EP 0 921 228 A2 discloses a method of preparing chemical pulp from wood chips, in which method wood chips are treated in a precleaning stage prior to cooking, in order to remove process detrimental components. In the precleaning stage, wood chips are treated with e. g. bleach filtrate or evaporation condensate at a pH of 2.5-5.

However, treatment of wood chips with a water solution prior to digestion leads to increased moisture content in the chips entering the digester. The increased moisture content in the chips will result in larger volumes of spent cooking liquor. Since evaporation of spent cooking liquor consumes valuable steam, such a water treatment has a negative influence on the energy balance of the pulping process in comparison with traditional pulping methods.

For economic reasons it is of great importance to minimize the created increased moisture content of the treated chips prior to cooking.

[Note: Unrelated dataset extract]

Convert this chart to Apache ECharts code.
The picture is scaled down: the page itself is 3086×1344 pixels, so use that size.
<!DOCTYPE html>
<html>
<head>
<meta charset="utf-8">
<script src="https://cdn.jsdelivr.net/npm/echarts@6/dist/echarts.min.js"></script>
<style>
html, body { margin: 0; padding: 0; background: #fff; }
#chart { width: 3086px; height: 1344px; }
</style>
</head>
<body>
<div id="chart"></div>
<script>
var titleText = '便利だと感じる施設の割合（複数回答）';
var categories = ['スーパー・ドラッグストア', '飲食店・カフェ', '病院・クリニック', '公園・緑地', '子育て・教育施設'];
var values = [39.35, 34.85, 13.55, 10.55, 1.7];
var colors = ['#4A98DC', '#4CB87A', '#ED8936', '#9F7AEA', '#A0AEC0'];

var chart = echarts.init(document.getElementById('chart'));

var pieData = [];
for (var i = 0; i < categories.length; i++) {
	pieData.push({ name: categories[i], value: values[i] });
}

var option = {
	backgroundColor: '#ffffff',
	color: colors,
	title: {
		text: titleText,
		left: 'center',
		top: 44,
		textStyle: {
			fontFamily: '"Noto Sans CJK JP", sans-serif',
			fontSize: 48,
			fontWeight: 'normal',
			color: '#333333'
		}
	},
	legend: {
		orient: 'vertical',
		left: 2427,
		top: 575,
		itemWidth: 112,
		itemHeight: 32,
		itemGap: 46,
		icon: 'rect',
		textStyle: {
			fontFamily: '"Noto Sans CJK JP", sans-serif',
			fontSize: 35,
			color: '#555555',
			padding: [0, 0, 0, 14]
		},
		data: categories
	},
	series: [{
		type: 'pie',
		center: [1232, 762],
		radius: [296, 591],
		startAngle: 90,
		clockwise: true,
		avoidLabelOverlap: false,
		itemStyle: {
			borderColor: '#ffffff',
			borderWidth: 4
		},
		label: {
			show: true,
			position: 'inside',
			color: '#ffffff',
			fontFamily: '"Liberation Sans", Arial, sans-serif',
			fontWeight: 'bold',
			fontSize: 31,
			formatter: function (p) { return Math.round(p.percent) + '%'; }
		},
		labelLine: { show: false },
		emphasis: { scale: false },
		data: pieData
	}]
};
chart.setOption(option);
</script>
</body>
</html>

None of the prior art methods addresses the problem of created increased moisture content in the treated wood chips after reduction of the concentration of undesirable inorganic elements in the chips prior to cooking.

In pulping processes steaming is generally performed to replace air in the wood chips by steam. This may be done prior to leaching with a water solution to reduce the content of undesirable inorganic elements in wood chips, as well as prior to cooking in a digester.

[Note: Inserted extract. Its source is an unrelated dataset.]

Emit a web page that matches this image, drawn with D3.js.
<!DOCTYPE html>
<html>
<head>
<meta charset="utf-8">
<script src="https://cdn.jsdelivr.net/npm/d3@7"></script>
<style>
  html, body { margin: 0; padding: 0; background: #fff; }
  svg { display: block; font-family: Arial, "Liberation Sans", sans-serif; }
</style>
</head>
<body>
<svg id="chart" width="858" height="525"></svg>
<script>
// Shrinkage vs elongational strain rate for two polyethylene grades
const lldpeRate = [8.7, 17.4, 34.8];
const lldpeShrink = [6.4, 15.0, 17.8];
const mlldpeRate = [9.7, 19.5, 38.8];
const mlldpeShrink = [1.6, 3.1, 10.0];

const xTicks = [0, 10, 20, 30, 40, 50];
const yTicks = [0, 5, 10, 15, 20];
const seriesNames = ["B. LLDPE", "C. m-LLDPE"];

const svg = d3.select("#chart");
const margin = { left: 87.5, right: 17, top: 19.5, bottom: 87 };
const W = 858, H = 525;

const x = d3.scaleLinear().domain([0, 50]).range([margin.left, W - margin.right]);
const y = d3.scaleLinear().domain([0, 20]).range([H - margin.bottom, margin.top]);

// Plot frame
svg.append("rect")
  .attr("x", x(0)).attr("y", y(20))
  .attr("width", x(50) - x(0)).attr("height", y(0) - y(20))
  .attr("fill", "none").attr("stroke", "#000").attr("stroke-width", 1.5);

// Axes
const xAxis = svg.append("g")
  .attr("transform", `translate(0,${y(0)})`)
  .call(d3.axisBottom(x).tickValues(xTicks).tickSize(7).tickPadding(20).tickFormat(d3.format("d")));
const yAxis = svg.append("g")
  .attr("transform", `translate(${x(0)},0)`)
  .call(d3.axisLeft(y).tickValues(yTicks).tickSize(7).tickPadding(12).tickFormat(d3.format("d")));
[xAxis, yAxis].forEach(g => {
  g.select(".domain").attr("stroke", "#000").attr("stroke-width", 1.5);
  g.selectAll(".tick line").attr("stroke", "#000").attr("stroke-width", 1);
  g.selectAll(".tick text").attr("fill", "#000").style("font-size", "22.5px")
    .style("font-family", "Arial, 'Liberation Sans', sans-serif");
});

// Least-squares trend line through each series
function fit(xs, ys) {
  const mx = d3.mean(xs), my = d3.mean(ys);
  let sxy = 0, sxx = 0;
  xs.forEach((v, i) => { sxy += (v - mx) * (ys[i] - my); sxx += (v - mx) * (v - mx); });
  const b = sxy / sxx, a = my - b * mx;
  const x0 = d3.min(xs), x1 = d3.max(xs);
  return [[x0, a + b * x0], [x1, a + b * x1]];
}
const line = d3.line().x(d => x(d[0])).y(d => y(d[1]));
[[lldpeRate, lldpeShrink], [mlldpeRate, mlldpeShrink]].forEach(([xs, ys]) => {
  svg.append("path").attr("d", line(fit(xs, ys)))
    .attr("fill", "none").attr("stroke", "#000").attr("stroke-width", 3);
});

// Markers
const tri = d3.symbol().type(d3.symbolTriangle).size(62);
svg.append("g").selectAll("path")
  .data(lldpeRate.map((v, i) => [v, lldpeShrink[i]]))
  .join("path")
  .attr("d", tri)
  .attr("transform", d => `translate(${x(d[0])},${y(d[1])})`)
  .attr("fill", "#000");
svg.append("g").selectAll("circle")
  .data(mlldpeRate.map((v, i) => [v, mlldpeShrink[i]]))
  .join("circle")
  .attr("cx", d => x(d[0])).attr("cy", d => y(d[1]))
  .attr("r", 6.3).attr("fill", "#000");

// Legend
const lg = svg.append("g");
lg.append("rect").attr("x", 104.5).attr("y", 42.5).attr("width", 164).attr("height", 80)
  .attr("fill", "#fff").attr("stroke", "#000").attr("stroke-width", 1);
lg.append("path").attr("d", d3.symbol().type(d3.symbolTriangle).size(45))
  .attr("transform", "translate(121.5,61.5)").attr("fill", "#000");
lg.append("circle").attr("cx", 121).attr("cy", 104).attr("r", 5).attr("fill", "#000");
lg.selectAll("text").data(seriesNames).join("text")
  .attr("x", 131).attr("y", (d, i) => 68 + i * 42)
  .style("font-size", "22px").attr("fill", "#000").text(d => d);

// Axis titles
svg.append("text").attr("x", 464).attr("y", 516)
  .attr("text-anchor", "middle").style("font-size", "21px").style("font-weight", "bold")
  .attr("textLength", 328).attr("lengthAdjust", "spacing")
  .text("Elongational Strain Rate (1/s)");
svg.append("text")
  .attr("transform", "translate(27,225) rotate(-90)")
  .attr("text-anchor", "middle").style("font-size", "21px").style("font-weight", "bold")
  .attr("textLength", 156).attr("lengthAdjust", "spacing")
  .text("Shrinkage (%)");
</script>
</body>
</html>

During the subsequent impregnation of the wood chips with leaching or cooking liquor, the steam in the chips is condensed, which leads to a lowered pressure inside the chips. This, in combination with the impregnation being performed under an elevated pressure, leads in turn to that leaching or cooking liquor penetrates into the chips. During the impregnation process, the density of the chips increases since a considerable part of the originally air-filled spaces in the chips become filled with leaching or cooking liquor, the more the higher the surrounding pressure. It is important that the density of the impregnated chips exceeds the density of the cooking liquor in a continuous digester so that the chips will sink in the digester. As the steaming treatment consumes a relatively large amount of steam, an elimination or reduction of the need of steaming treatment would involve a great energy saving to the pulp mill.

Short description of the invention The present invention does not require any steaming for replacement of air in wood chips. On the contrary, the present invention makes use of the entrapped air in wood chips.

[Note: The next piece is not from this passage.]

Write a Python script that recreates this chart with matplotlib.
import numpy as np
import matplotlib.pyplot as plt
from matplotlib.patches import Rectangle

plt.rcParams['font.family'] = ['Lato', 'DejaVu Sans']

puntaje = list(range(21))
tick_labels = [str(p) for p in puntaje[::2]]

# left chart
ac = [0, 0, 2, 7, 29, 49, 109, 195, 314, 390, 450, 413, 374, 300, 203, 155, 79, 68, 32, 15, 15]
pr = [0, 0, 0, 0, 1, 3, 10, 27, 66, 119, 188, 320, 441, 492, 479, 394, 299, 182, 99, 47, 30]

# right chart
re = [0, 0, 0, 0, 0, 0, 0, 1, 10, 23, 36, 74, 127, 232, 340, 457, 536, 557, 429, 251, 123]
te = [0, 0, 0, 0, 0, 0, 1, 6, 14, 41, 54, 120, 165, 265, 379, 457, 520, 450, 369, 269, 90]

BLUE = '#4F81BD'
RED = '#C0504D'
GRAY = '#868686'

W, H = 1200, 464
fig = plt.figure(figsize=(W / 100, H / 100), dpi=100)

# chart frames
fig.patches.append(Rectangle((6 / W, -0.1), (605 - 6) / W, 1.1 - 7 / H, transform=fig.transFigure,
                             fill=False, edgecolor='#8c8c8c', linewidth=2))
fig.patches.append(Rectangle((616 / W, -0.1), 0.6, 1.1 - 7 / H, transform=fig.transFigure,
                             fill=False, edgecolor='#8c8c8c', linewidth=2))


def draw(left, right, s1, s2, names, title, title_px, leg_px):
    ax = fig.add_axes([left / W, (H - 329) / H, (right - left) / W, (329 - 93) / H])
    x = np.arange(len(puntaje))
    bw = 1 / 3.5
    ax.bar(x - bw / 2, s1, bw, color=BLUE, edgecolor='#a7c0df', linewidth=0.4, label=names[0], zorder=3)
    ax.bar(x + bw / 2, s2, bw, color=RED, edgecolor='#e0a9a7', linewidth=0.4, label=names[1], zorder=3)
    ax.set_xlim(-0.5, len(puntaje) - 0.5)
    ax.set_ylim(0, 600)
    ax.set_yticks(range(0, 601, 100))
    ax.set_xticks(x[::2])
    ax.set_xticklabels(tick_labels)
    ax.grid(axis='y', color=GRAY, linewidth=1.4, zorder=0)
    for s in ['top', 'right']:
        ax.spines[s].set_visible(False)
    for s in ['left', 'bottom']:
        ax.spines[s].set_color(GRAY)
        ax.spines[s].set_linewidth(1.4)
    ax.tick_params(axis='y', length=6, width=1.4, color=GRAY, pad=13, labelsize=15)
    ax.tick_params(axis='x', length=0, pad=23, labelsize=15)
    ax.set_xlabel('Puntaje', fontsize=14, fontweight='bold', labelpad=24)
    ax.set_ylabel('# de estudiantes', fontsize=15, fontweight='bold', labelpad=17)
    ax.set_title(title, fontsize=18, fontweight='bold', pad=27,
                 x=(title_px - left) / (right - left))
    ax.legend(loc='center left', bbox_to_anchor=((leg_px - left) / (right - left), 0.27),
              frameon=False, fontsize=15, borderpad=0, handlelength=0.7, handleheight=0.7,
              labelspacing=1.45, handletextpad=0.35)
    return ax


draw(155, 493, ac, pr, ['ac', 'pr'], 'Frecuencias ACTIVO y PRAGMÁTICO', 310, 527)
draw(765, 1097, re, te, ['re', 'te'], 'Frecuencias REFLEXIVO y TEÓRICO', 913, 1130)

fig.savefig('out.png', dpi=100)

When an excess pressure (above the atmospheric pressure) is applied on the aqueous liquor surrounding the wood chips having entrapped air, the liquor will penetrate into the chips (for leaching) and the entrapped air will be compressed. As the excess pressure is released and atmospheric pressure eventually is reached, or a sub-atmospheric pressure is applied, the compressed air will eject the liquor from the wood chips. Undesirable inorganic elements are leached from the wood chips mainly during the time of period under which an excess pressure is applied. The ejection of aqueous leaching liquor from the wood chips occurring when the excess pressure is released will give an additional removal of inorganic elements from wood chips since the ejected liquor will be relatively rich in undesirable inorganic elements. This method results in dryer chips after draining than with prior art methods and leads to less consumption of energy for removal of excess water after cooking.

The present invention also provides an opportunity for the regulation of the increase of wood moisture content caused by the treatment method for removal of undesirable inorganic elements. This regulation is e. g. accomplished by use of different pressures during

the treatment leaving more or less liquor in the chips, thus adjusting the density of the wood chips after the treatment to the conditions of the subsequent digester.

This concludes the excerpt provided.